INSTRUCTION. Give the data again exactly as written, skipping any pictures.
- - - -
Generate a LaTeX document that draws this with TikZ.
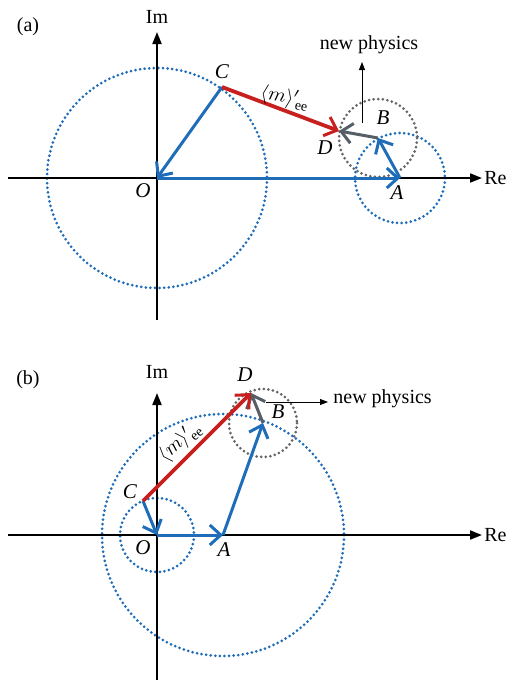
\documentclass[tikz,border=0pt]{standalone}
\usepackage{fontspec}
\setmainfont{Liberation Serif}
\usetikzlibrary{positioning,arrows.meta,calc}
\definecolor{vecblue}{HTML}{1F6DB8}
\definecolor{vecred}{HTML}{C8201E}
\definecolor{vecgray}{HTML}{565E68}
\definecolor{ringgray}{HTML}{666666}

\tikzset{
  axisline/.style={line width=0.9pt, -{Triangle[length=6pt,width=4.5pt]}},
  npline/.style={line width=0.45pt, -{Triangle[length=4pt,width=3pt]}},
  vec/.style={line width=1.5pt, -{Straight Barb[length=5.5pt,width=10pt,line width=1.5pt]}},
  ring/.style={line width=1.5pt, line cap=round, dash pattern=on 0pt off 2.3pt},
  lbl/.style={font=\fontsize{10}{12}\selectfont, inner sep=0pt},
  pt/.style={lbl, font=\fontsize{10.5}{12}\selectfont\itshape}
}

\begin{document}
\begin{tikzpicture}[x=0.5pt,y=-0.5pt]
\useasboundingbox (0,0) rectangle (510,681);
% (a)
\coordinate (Oa) at (157,178);
\coordinate (Ca) at (222,87);
\coordinate (Aa) at (400,178);
\coordinate (Ba) at (378,138);
\coordinate (Da) at (339,131);
\draw[ring, vecblue] (Oa) circle[radius=110];
\draw[ring, vecblue] (Aa) circle[radius=45];
\draw[ring, ringgray] (Ba) circle[radius=39];
\coordinate (reA0) at (8,178);
\coordinate (reA1) at (482,178);
\coordinate (imA0) at (157,320);
\coordinate (imA1) at (157,32);
\draw[axisline] (reA0) -- (reA1);
\draw[axisline] (imA0) -- (imA1);
\node[lbl, anchor=west] (reA) at (484,178) {Re};
\node[lbl] (imA) at (157,17) {Im};
\node[lbl] (tagA) at (28,27) {(a)};
\draw[vec, vecblue] (Oa) -- (Aa);
\draw[vec, vecblue] (Ca) -- (Oa);
\draw[vec, vecblue] (Aa) -- (Ba);
\draw[vec, vecgray] (Ba) -- (Da);
\draw[vec, vecred, line width=1.9pt] (Ca) -- (Da);
\coordinate (npA0) at (362,123);
\coordinate (npA1) at (362,62);
\draw[npline] (npA0) -- (npA1);
\node[lbl] (npA) at (369,45) {new physics};
\node[pt] (lOa) at (143,191) {O};
\node[pt] (lAa) at (397,193) {A};
\node[pt] (lBa) at (383,118) {B};
\node[pt] (lCa) at (222,72) {C};
\node[pt] (lDa) at (325,148) {D};
\node[lbl, rotate=-10] (mA) at (285,98) {$\langle m\rangle'_{\,\mathrm{ee}}$};
% (b)
\coordinate (Ob) at (157,535);
\coordinate (Cb) at (143,501);
\coordinate (Ab) at (223,535);
\coordinate (Bb) at (263,423);
\coordinate (Db) at (251,393);
\draw[ring, vecblue] (Ob) circle[radius=37];
\draw[ring, vecblue] (Ab) circle[radius=121];
\draw[ring, ringgray] (Bb) circle[radius=34];
\coordinate (reB0) at (8,535);
\coordinate (reB1) at (482,535);
\coordinate (imB0) at (157,680);
\coordinate (imB1) at (157,393);
\draw[axisline] (reB0) -- (reB1);
\draw[axisline] (imB0) -- (imB1);
\node[lbl, anchor=west] (reB) at (484,535) {Re};
\node[lbl] (imB) at (157,372) {Im};
\node[lbl] (tagB) at (28,380) {(b)};
\draw[vec, vecblue] (Cb) -- (Ob);
\draw[vec, vecblue] (Ob) -- (Ab);
\draw[vec, vecblue] (Ab) -- (Bb);
\draw[vec, vecgray] (Bb) -- (Db);
\draw[vec, vecred, line width=1.9pt] (Cb) -- (Db);
\coordinate (npB0) at (266,402);
\coordinate (npB1) at (328,402);
\draw[npline] (npB0) -- (npB1);
\node[lbl, anchor=west] (npB) at (333,399) {new physics};
\node[pt] (lOb) at (143,548) {O};
\node[pt] (lAb) at (224,550) {A};
\node[pt] (lBb) at (278,412) {B};
\node[pt] (lCb) at (130,492) {C};
\node[pt] (lDb) at (245,375) {D};
\node[lbl, rotate=42] (mB) at (180,442) {$\langle m\rangle'_{\,\mathrm{ee}}$};
\end{tikzpicture}
\end{document}
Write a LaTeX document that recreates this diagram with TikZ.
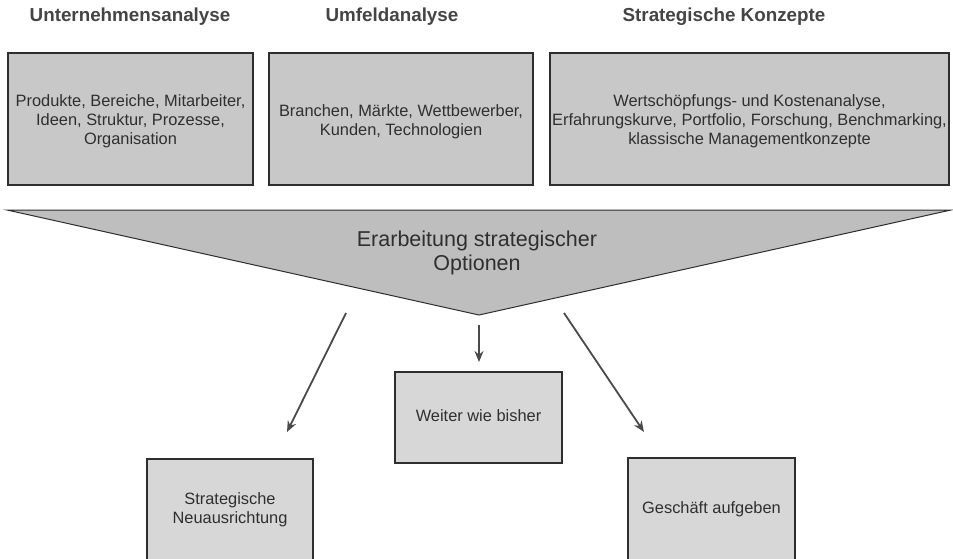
- - - -
REPLY TO THE EXERCISE.
Generate a LaTeX document that draws this with TikZ.
\documentclass[tikz,border=0pt]{standalone}
\usepackage{fontspec}
\setmainfont{Liberation Serif}
\usetikzlibrary{positioning,arrows.meta,calc}
\definecolor{vecblue}{HTML}{1F6DB8}
\definecolor{vecred}{HTML}{C8201E}
\definecolor{vecgray}{HTML}{565E68}
\definecolor{ringgray}{HTML}{666666}

\tikzset{
  axisline/.style={line width=0.9pt, -{Triangle[length=6pt,width=4.5pt]}},
  npline/.style={line width=0.45pt, -{Triangle[length=4pt,width=3pt]}},
  vec/.style={line width=1.5pt, -{Straight Barb[length=5.5pt,width=10pt,line width=1.5pt]}},
  ring/.style={line width=1.5pt, line cap=round, dash pattern=on 0pt off 2.3pt},
  lbl/.style={font=\fontsize{10}{12}\selectfont, inner sep=0pt},
  pt/.style={lbl, font=\fontsize{10.5}{12}\selectfont\itshape}
}

\begin{document}
\begin{tikzpicture}[x=0.5pt,y=-0.5pt]
\useasboundingbox (0,0) rectangle (510,681);
% (a)
\coordinate (Oa) at (157,178);
\coordinate (Ca) at (222,87);
\coordinate (Aa) at (400,178);
\coordinate (Ba) at (378,138);
\coordinate (Da) at (339,131);
\draw[ring, vecblue] (Oa) circle[radius=110];
\draw[ring, vecblue] (Aa) circle[radius=45];
\draw[ring, ringgray] (Ba) circle[radius=39];
\coordinate (reA0) at (8,178);
\coordinate (reA1) at (482,178);
\coordinate (imA0) at (157,320);
\coordinate (imA1) at (157,32);
\draw[axisline] (reA0) -- (reA1);
\draw[axisline] (imA0) -- (imA1);
\node[lbl, anchor=west] (reA) at (484,178) {Re};
\node[lbl] (imA) at (157,17) {Im};
\node[lbl] (tagA) at (28,27) {(a)};
\draw[vec, vecblue] (Oa) -- (Aa);
\draw[vec, vecblue] (Ca) -- (Oa);
\draw[vec, vecblue] (Aa) -- (Ba);
\draw[vec, vecgray] (Ba) -- (Da);
\draw[vec, vecred, line width=1.9pt] (Ca) -- (Da);
\coordinate (npA0) at (362,123);
\coordinate (npA1) at (362,62);
\draw[npline] (npA0) -- (npA1);
\node[lbl] (npA) at (369,45) {new physics};
\node[pt] (lOa) at (143,191) {O};
\node[pt] (lAa) at (397,193) {A};
\node[pt] (lBa) at (383,118) {B};
\node[pt] (lCa) at (222,72) {C};
\node[pt] (lDa) at (325,148) {D};
\node[lbl, rotate=-10] (mA) at (285,98) {$\langle m\rangle'_{\,\mathrm{ee}}$};
% (b)
\coordinate (Ob) at (157,535);
\coordinate (Cb) at (143,501);
\coordinate (Ab) at (223,535);
\coordinate (Bb) at (263,423);
\coordinate (Db) at (251,393);
\draw[ring, vecblue] (Ob) circle[radius=37];
\draw[ring, vecblue] (Ab) circle[radius=121];
\draw[ring, ringgray] (Bb) circle[radius=34];
\coordinate (reB0) at (8,535);
\coordinate (reB1) at (482,535);
\coordinate (imB0) at (157,680);
\coordinate (imB1) at (157,393);
\draw[axisline] (reB0) -- (reB1);
\draw[axisline] (imB0) -- (imB1);
\node[lbl, anchor=west] (reB) at (484,535) {Re};
\node[lbl] (imB) at (157,372) {Im};
\node[lbl] (tagB) at (28,380) {(b)};
\draw[vec, vecblue] (Cb) -- (Ob);
\draw[vec, vecblue] (Ob) -- (Ab);
\draw[vec, vecblue] (Ab) -- (Bb);
\draw[vec, vecgray] (Bb) -- (Db);
\draw[vec, vecred, line width=1.9pt] (Cb) -- (Db);
\coordinate (npB0) at (266,402);
\coordinate (npB1) at (328,402);
\draw[npline] (npB0) -- (npB1);
\node[lbl, anchor=west] (npB) at (333,399) {new physics};
\node[pt] (lOb) at (143,548) {O};
\node[pt] (lAb) at (224,550) {A};
\node[pt] (lBb) at (278,412) {B};
\node[pt] (lCb) at (130,492) {C};
\node[pt] (lDb) at (245,375) {D};
\node[lbl, rotate=42] (mB) at (180,442) {$\langle m\rangle'_{\,\mathrm{ee}}$};
\end{tikzpicture}
\end{document}
Write a LaTeX document that recreates this diagram with TikZ.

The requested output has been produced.